The Virtuoso Analog VoltageStorm and Analog ElectronStorm options use the existing Virtuoso infrastructure to perform IR drop and EM analysis. The flow does not require any modifications to Assura DRC/LVS/RCX decks.

In addition, it uses the existing testbenches. The only input file that needs to be created is an "emDataFile.txt" to specify the current density limits for a given process.

The typical flow begins with a DRC and LVS clean layout (Fig. 4). The next step is to create an extracted netlist with parasitic resistance for all nets. Optionally, parasitic capacitors for dynamic IR-drop analysis can be included. The extracted view is used along with the existing testbenches to run either a DC or transient analysis. Either circuit (Virtuoso Spectre Circuit Simulator) or FastSPICE (Virtuoso Ultra-Sim Full-chip Simulator) simulation engines can be used to perform the simulations.

The FastSPICE option allows analysis on large circuits including parasites. The simulation results are postprocessed by the Virtuoso Analog VoltageStorm Option to generate an "IR-Drop" map on the layout. This map shows areas of voltage drops according to pre-defined ranges. Transient-analysis results give either the average or worst-case IR drop for the entire simulation period. The Virtuoso Analog VoltageStorm Option uses the simulation results and an "emDataFile.txt" to generate an " EMFailure" map on the layout.

Figure 5a shows an "IR-Drop" map of the layout with pre-defined ranges and the associated color codes. The VDD in the example shows an IR drop in the range of 2.572 to 3.085 mV. Figure 5b shows the nets that have an EM issue. In this case, net "re468" has failed the current density checks by 214.4 percent. To satisfy the current density limits, the net width must be increased from the existing (measured) width of 0.23 microns to the new (minimum) width of 0.723 microns, which also is shown here. If the width of this net segment was not increased, the net would be prone to electromigration failure. Faulty silicon would result.

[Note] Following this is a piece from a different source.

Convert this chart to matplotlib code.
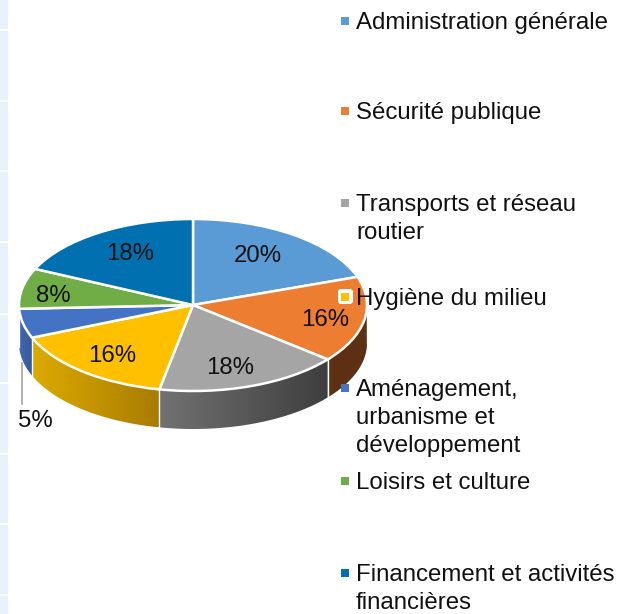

The fully integrated PHS transceiver-that is discussed here has an integrated PA and fast-locking PLL/VCO with greatly reduced bill-ofmaterials (BOM) complexity and cost. That large reduction in complexity and BOM count for a PHS phone was achieved by the integration of critical/costly RF and IF functional blocks, such as the PA, PLL/VCO, IF filters, and other traditional functions within a single 0.35-µm SiGe-BiCMOS IC. The transceiver IC presented is designed to satisfy the continued growth in demand for lower-cost PHS handsets in China and other countries, which demand a very low-cost wireless-handset solution.